Victory Open Stories
What I had in my possession after all those years away from Midlothian was a handful of stories surrounding the last Chicago Victory Open. I had, I guessed, more fond memories than Locke, who reduced the great event in my life to a single photograph, and one or two lines, in his book, On Golf.
I was the youngest of three brothers who all caddied at Midlothian. I did know, and was friends with, Locke’s caddie in the Victory Open, Kenny Burke. Kenny was just a year or two older than me, and he had picked up Locke’s bag in the parking lot of the club when Locke arrived for a practice round.
The story in the caddie yard was that Locke wanted a little kid looping for him, not one of the men who hung around the caddie shack looking for a loop, or the few professionals who followed the sun, from one tournament to the next back in the days before a touring caddie became a personality and a wealthy man on the Tour. A little kid, it was rumored, wouldn’t cost him a lot of money. Locke won $2,000.00 for that ’48 Victory Open and Kenny Burke earned $75.00.

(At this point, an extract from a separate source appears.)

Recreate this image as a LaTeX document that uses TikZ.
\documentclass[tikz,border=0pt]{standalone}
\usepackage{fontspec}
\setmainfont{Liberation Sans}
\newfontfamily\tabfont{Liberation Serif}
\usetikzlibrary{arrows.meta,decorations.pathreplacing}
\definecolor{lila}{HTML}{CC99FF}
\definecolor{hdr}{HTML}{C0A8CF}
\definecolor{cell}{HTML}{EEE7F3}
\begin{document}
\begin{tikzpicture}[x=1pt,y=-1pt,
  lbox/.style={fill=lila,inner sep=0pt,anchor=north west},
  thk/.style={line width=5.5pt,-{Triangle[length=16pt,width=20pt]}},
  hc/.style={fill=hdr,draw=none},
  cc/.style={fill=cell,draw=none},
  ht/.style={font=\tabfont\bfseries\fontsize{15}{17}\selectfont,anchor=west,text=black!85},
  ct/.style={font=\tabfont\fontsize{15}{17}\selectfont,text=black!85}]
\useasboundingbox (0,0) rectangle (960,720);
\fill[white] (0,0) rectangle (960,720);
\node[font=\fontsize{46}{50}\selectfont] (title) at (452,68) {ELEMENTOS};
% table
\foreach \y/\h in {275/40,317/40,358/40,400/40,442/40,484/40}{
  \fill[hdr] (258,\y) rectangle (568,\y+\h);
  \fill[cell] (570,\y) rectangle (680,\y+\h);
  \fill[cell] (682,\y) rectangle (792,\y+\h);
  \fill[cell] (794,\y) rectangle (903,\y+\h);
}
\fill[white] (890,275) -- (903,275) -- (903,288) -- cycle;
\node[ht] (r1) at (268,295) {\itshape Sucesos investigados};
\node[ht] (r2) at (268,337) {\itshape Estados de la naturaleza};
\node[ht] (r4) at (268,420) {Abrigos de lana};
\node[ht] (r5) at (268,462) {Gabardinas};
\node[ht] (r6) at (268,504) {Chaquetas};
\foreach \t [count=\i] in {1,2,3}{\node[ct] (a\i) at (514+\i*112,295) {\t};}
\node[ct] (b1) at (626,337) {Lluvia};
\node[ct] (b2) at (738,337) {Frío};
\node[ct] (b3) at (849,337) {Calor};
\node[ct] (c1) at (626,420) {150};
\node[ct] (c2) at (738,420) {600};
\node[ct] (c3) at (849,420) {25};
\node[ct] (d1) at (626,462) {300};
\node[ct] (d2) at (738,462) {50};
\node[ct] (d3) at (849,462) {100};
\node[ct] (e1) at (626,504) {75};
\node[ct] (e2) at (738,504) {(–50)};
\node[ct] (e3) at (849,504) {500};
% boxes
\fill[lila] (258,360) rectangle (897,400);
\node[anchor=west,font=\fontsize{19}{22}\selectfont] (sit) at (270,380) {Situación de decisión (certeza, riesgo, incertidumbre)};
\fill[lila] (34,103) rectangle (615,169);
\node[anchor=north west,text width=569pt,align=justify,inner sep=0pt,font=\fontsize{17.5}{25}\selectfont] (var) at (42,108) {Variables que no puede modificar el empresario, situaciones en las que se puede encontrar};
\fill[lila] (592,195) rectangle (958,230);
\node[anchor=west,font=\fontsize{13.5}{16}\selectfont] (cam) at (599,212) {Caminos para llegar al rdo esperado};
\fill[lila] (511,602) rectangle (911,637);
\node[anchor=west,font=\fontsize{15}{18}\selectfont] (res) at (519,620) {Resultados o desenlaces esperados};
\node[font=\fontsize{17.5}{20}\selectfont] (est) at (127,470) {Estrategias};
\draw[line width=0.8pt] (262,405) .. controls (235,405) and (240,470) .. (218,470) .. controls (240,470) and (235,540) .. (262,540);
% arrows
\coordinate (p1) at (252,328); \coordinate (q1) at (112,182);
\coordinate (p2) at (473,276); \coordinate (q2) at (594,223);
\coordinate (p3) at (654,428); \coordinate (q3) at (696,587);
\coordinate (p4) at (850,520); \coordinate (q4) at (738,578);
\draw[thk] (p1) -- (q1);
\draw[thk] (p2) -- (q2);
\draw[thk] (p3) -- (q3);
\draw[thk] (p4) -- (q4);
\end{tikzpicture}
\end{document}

Locke had rounds of 65-65-70-66 for a total of 266. The 65s were course records, at the time, and the 266 was sixteen shots ahead of former tennis champion turned golf pro Ellsworth Vines’ 282. That score was, and still is, the largest margin of victory ever in any PGA tournament. Locke shares this record with J. Douglas Edgar and his win in the 1919 Canadian Open. The next closest is Tiger Wood’s fifteen-stroke win in the 2000 U.S. Open.
Our home pro, Jimmy Walkup, had 285 and tied for fifth place with touring pros George Fazio, Dick Metz and Jim Ferrier. Jimmy was an alumnus caddy of Glen Garden Country club in Fort Worth, Texas, better known for his fellow caddies, Byron Nelson and Ben Hogan. The members had known about Jimmy’s background but this was the first opportunity they had to see him compete with the best in the country.
Midlothian was built in 1898 by H.J. Tweedie. It was carved out of farmland and had small, flat, postage stamp size greens. With the exception of No. 11, situated on a slight rise, these were greens one would dominate with a pitch and run approach. What I remember most clearly from following Locke for four rounds was his ability to get it close to the pin, giving himself makeable short putts.
There were no ropes holding the gallery, and the truth was, there was not much of a gallery. Spectators could get close to the players, which I was constantly trying to do, but Locke had two members working as marshals, and they flanked him as he walked down, always, the center of the fairway. Those were wonderful days of watching great golf. No gallery ropes, no cops in uniforms, no cheering, no “IN THE HOLE!” shouted from the stands. In fact, there were no stands.
On the weekend, I’d guess there were less than two thousand spectators following Locke in the final twosome, and most of them were members, and friends of members, and golfers from the Southside of Chicago. In those pre-television days, golf wasn’t a spectator sport.